農地の相続
2016年3月23日
東京都世田谷区の司法書士事務所クラフトライフと申します。
弊所は、遺言・遺産相続に専門特化した司法書士事務所です。
農地の権利移転には許可が必要
農地の所有権移転等をする場合には、原則として農地法による許可が必要となります。これが必要であるにも関わらず、譲渡した場合には、その行為は無効であり、登記の申請自体が受理されません。
農地法上の許可が不要な場合
但し、これには例外があります。
一つは、農地法上の許可を受ける事を条件として譲渡する場合です。この方法によれば、農地の所有権移転等は無効とならず、有効に譲渡が成立します。登記につきましても、仮登記という方法により権利を保全する事が可能です。
もう一つが、所有権移転等の原因により、農地法の許可が不要とされている場合です。相続につきましては、これに該当するため、農地法の許可を要する事無く、相続により権利が移転します。
遺産分割、遺贈、相続分の譲渡による場合
遺産分割により、相続人のうち一人が農地を取得する事とした場合も、農地法の許可は不要です。また、遺贈による場合も同様です。
遺贈には、特定遺贈と包括遺贈とに種類が分かれますが、いずれの場合も、農地法の許可は不要であり、登記の申請につきましても、通常通り受理されます。
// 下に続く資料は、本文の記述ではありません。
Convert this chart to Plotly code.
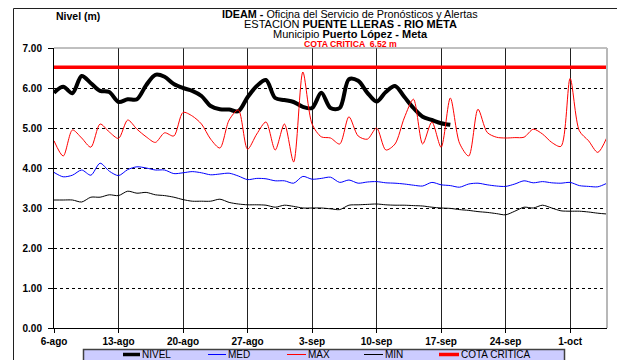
import pandas as pd
import plotly.graph_objects as go

# ---------------- data ----------------
start_date = "2013-08-06"
n_days = 61

nivel = [5.88, 6.03, 5.87, 6.30, 6.12, 5.93, 5.90, 5.65, 5.72, 5.72,
         6.07, 6.33, 6.28, 6.10, 6.00, 5.93, 5.80, 5.55, 5.47, 5.46,
         5.42, 5.77, 6.05, 6.20, 5.75, 5.70, 5.65, 5.53, 5.50, 5.88,
         5.50, 5.50, 6.22, 6.18, 5.88, 5.66, 5.90, 6.05, 5.78, 5.50,
         5.28, 5.20, 5.12, 5.08]

med = [3.89, 3.78, 3.82, 3.95, 3.82, 4.12, 3.92, 3.81, 3.96, 4.03,
       4.00, 3.95, 3.95, 3.86, 3.88, 3.91, 3.88, 3.83, 3.85, 3.87,
       3.80, 3.71, 3.74, 3.73, 3.68, 3.68, 3.62, 3.79, 3.72, 3.74,
       3.77, 3.64, 3.70, 3.62, 3.65, 3.66, 3.63, 3.62, 3.60, 3.57,
       3.55, 3.64, 3.58, 3.56, 3.52, 3.60, 3.62, 3.58, 3.55, 3.54,
       3.60, 3.68, 3.63, 3.66, 3.63, 3.62, 3.64, 3.56, 3.54, 3.53,
       3.62]

maxv = [4.68, 4.30, 4.95, 4.75, 4.52, 5.10, 4.90, 4.74, 5.20, 4.97,
        4.78, 4.64, 4.88, 4.80, 5.39, 5.30, 5.10, 4.72, 4.50, 5.20,
        5.45, 4.47, 4.85, 5.15, 4.45, 5.10, 4.15, 6.40, 5.10, 4.78,
        4.75, 4.60, 5.28, 4.80, 4.72, 5.00, 4.45, 4.60, 5.25, 5.72,
        4.60, 5.15, 4.52, 5.75, 4.62, 4.30, 5.47, 4.89, 4.77, 4.75,
        4.76, 4.77, 4.97, 4.85, 4.64, 4.54, 6.24, 4.93, 4.68, 4.39,
        4.77]

minv = [3.20, 3.20, 3.20, 3.15, 3.27, 3.27, 3.33, 3.31, 3.42, 3.37,
        3.39, 3.33, 3.31, 3.27, 3.21, 3.17, 3.17, 3.17, 3.22, 3.14,
        3.10, 3.08, 3.08, 3.07, 3.02, 3.07, 3.04, 3.00, 3.00, 3.00,
        2.98, 2.96, 3.07, 3.08, 3.09, 3.10, 3.08, 3.07, 3.07, 3.06,
        3.05, 3.02, 3.00, 2.99, 2.96, 2.94, 2.91, 2.89, 2.86, 2.83,
        2.92, 3.02, 3.00, 3.07, 3.00, 2.93, 2.92, 2.92, 2.90, 2.87,
        2.85]

cota_critica = 6.52

tick_dates = ["2013-08-06", "2013-08-13", "2013-08-20", "2013-08-27", "2013-09-03",
              "2013-09-10", "2013-09-17", "2013-09-24", "2013-10-01"]
tick_labels = ["6-ago", "13-ago", "20-ago", "27-ago", "3-sep",
               "10-sep", "17-sep", "24-sep", "1-oct"]
y_ticks = [0, 1, 2, 3, 4, 5, 6, 7]
y_labels = ["0.00", "1.00", "2.00", "3.00", "4.00", "5.00", "6.00", "7.00"]

series_names = ["NIVEL", "MED", "MAX", "MIN", "COTA CRITICA"]

# ---------------- figure ----------------
dates = pd.date_range(start_date, periods=n_days)
FONT = "Liberation Sans, Arial, sans-serif"

OFF = 8  # page body margin
W, H = 617, 352
L, R, T, B = 46, 18, 40, 32
PW, PH = W - L - R, H - T - B


def px(x):
    """page x pixel -> paper coordinate"""
    return (x - OFF - L) / PW


def py(y):
    """page y pixel -> paper coordinate"""
    return (H - B - (y - OFF)) / PH


fig = go.Figure()
fig.add_trace(go.Scatter(x=dates[:len(nivel)], y=nivel, mode="lines", name=series_names[0],
                         line=dict(color="black", width=4, shape="spline", smoothing=0.9)))
fig.add_trace(go.Scatter(x=dates, y=med, mode="lines", name=series_names[1],
                         line=dict(color="#0000ff", width=1, shape="spline", smoothing=0.8)))
fig.add_trace(go.Scatter(x=dates, y=maxv, mode="lines", name=series_names[2],
                         line=dict(color="#ff0000", width=1, shape="spline", smoothing=0.8)))
fig.add_trace(go.Scatter(x=dates, y=minv, mode="lines", name=series_names[3],
                         line=dict(color="black", width=1, shape="spline", smoothing=0.8)))
fig.add_trace(go.Scatter(x=dates, y=[cota_critica] * n_days, mode="lines", name=series_names[4],
                         line=dict(color="#ff0000", width=3.5)))

fig.update_layout(
    width=W, height=H,
    margin=dict(l=L, r=R, t=T, b=B),
    paper_bgcolor="white", plot_bgcolor="white",
    showlegend=False,
    font=dict(family=FONT, color="black", size=10),
)

fig.update_xaxes(
    type="date", range=[dates[0], dates[-1]],
    tickvals=tick_dates, ticktext=[f"<b>{t}</b>" for t in tick_labels],
    showgrid=True, gridcolor="#222222", gridwidth=1,
    showline=True, linecolor="black", linewidth=1,
    ticks="outside", ticklen=4, tickcolor="black",
    tickfont=dict(family=FONT, size=10, color="black"),
    zeroline=False,
)
fig.update_yaxes(
    range=[0, 7], tickvals=y_ticks, ticktext=[f"<b>{t}</b>" for t in y_labels],
    showgrid=True, gridcolor="black", gridwidth=1, griddash="dot",
    showline=True, linecolor="black", linewidth=1,
    ticks="outside", ticklen=5, tickcolor="black", ticklabelstandoff=4,
    tickfont=dict(family=FONT, size=10, color="black"),
    zeroline=False,
)

shapes = []
# plot area top and right border
shapes.append(dict(type="line", xref="paper", yref="paper", x0=0, x1=1, y0=1, y1=1,
                   line=dict(color="#808080", width=1)))
shapes.append(dict(type="line", xref="paper", yref="paper", x0=1, x1=1, y0=0, y1=1,
                   line=dict(color="#b8b8b8", width=2)))
# outer frame
shapes.append(dict(type="rect", xref="paper", yref="paper",
                   x0=px(13.5), x1=px(619.5), y0=py(372), y1=py(8.5),
                   line=dict(color="#202020", width=1), fillcolor="rgba(0,0,0,0)", layer="below"))
# legend box
shapes.append(dict(type="rect", xref="paper", yref="paper",
                   x0=px(83.5), x1=px(564.5), y0=py(368), y1=py(349.5),
                   line=dict(color="#404040", width=1.5), fillcolor="#ccccff"))

legend_items = [
    (series_names[0], 123, 140, "black", 3.5),
    (series_names[1], 208, 226, "#0000ff", 1),
    (series_names[2], 287, 306, "#ff0000", 1),
    (series_names[3], 364, 383, "black", 1),
    (series_names[4], 439, 459, "#ff0000", 3.5),
]
annotations = []
for name, x0, x1, col, wd in legend_items:
    shapes.append(dict(type="line", xref="paper", yref="paper",
                       x0=px(x0), x1=px(x1), y0=py(354.5), y1=py(354.5),
                       line=dict(color=col, width=wd)))
    annotations.append(dict(xref="paper", yref="paper", x=px(x1), y=py(354.5),
                            text=name, showarrow=False, xanchor="left", yanchor="middle",
                            font=dict(family=FONT, size=10, color="black")))

cx = px(350)
annotations += [
    dict(xref="paper", yref="paper", x=cx, y=py(13.8), showarrow=False, xanchor="center", yanchor="middle",
         text="<b>IDEAM -</b> Oficina del Servicio de Pronósticos y Alertas",
         font=dict(family=FONT, size=10.8, color="black")),
    dict(xref="paper", yref="paper", x=cx, y=py(24.2), showarrow=False, xanchor="center", yanchor="middle",
         text="ESTACIÓN <b>PUENTE LLERAS - RIO META</b>",
         font=dict(family=FONT, size=11, color="black")),
    dict(xref="paper", yref="paper", x=cx, y=py(34.4), showarrow=False, xanchor="center", yanchor="middle",
         text="Municipio <b>Puerto López - Meta</b>",
         font=dict(family=FONT, size=11, color="black")),
    dict(xref="paper", yref="paper", x=cx, y=py(43.5), showarrow=False, xanchor="center", yanchor="middle",
         text=f"<b>COTA CRÍTICA  {cota_critica:.2f} m</b>",
         font=dict(family=FONT, size=8.7, color="#ff0000")),
    dict(xref="paper", yref="paper", x=px(54), y=py(16.5), showarrow=False, xanchor="left", yanchor="middle",
         text="<b>Nivel (m)</b>",
         font=dict(family=FONT, size=10.5, color="black")),
]

fig.update_layout(shapes=shapes, annotations=annotations)
fig.write_html("out.html")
相続分の譲渡による場合もまた然りです。農地法の許可は必要ありません。
但し、相続分を第三者に譲渡する場合には必要となります。
農業委員会への届け出は必要
農地の権利取得に当たり、農地法上の許可を要しないとされている場合であっても、農地を取得した者は、その旨を遅滞なく、農業委員会へ届出なければなりません。
農業委員会からの処分
そして、農業委員会には、農地の適正かつ効率的な利用が図られていないおそれがあると認めるときは、当該農地の所有権の移転又は使用および収益を目的とする権利の設定若しくはあっせんその他の必要な措置を講ずる権限を与えられています。
要するに、相続や遺贈等により取得した農地を、放置したままにしておく等していると、何らかの措置を受ける事があるため注意が必要であるという事です。